We can allow what is coming up within us to emerge and we can judge it and make our feelings wrong and try to escape it, or we can really look at what is being revealed and feel it, heal it and bring in this unconditional love to it. 

That is the first step to bring our awareness to what is. The more we are willing to BE uncomfortable the more healing we can receive.

The second step is to figure out what meaning we are making from these experiences we are having? 

If we feel anger inside of us and then we start to tell ourselves this entire story about who we are with this anger, about how it’s evil or how it makes us unlovable, that is the issue, not the anger itself. The anger is not the problem, it’s the narrative we are telling ourselves about it. 

We create this entire story about this experience that is moving through us and think that’s who we are. We might have shame but when we turn that shame into feeling shameful that is when we make that emotion not useful but harmful. 

The second step to freedom from suffering is when you are able to start being with what is.  

How much can you allow that experience to move through you while being compassionate? 

Being aware of the narrative and the story you are telling yourself about it and then bringing compassion and love there. 

The experiences that move through us are not the problem, they are just part of being human.
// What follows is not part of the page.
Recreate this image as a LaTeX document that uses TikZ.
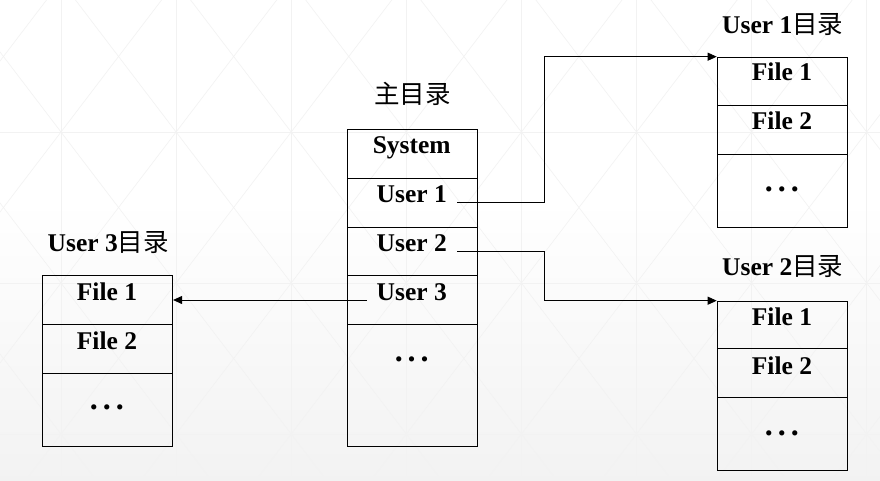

As humans, we have these human experiences, but the problem occurs based off of what meaning you are deriving from these experiences.

When you can bring awareness to what you are telling yourself about your emotion or experience, it is then that you can begin the process of dissolving the attachment to that story. 

When we can observe the narrative that we are telling ourselves we are already starting to create more space between ourselves and the story and releasing the power it has over us. 

So if you answer YES to the question “Do You Want to Be Free?”. Then you need to be willing to get really uncomfortable with the uncomfortableness and all of the human life experiences that move through you.

How can you bring unconditional love and compassion to those experiences? 

This is a lifelong journey so don’t rush yourself to “HEAL” and then get frustrated when you still find yourself unable to simply allow feelings to move through you. 

Remember that there are 2 steps. 

  1. Make a commitment every day to be with what is. 
  2. Be willing and able to have an unconditional relationship with what is and not create a story around what you are feeling. 

You must make these choices every single day to bring love and compassion to yourself. It is then that we are able to open up the door and the pathway to waking up every single day to the possibility of truly achieving freedom.  

Our maturation occurs not from finding the answers but in the questions we ask ourselves and the inquiry. 

How does your heart feel, how does your heart feel if you are willing to release the narrative and the story you are telling yourself about who you are? 

Take that question into your lives, how does your heart feel if you will release the story and narrative about who you are? 

Ask yourself and feel into the answer. 

Your freedom is not reliant on finding anything or getting it right or getting it wrong. 

Your freedom is available to you right now and you are the only one who is able to give it to yourself. 

Your willingness and your commitment to being with what is and your decision to be in an unconditional relationship with it, bringing love and compassion to those parts of you that need it most. 

That is how you free yourself from suffering and truly achieve freedom in your life.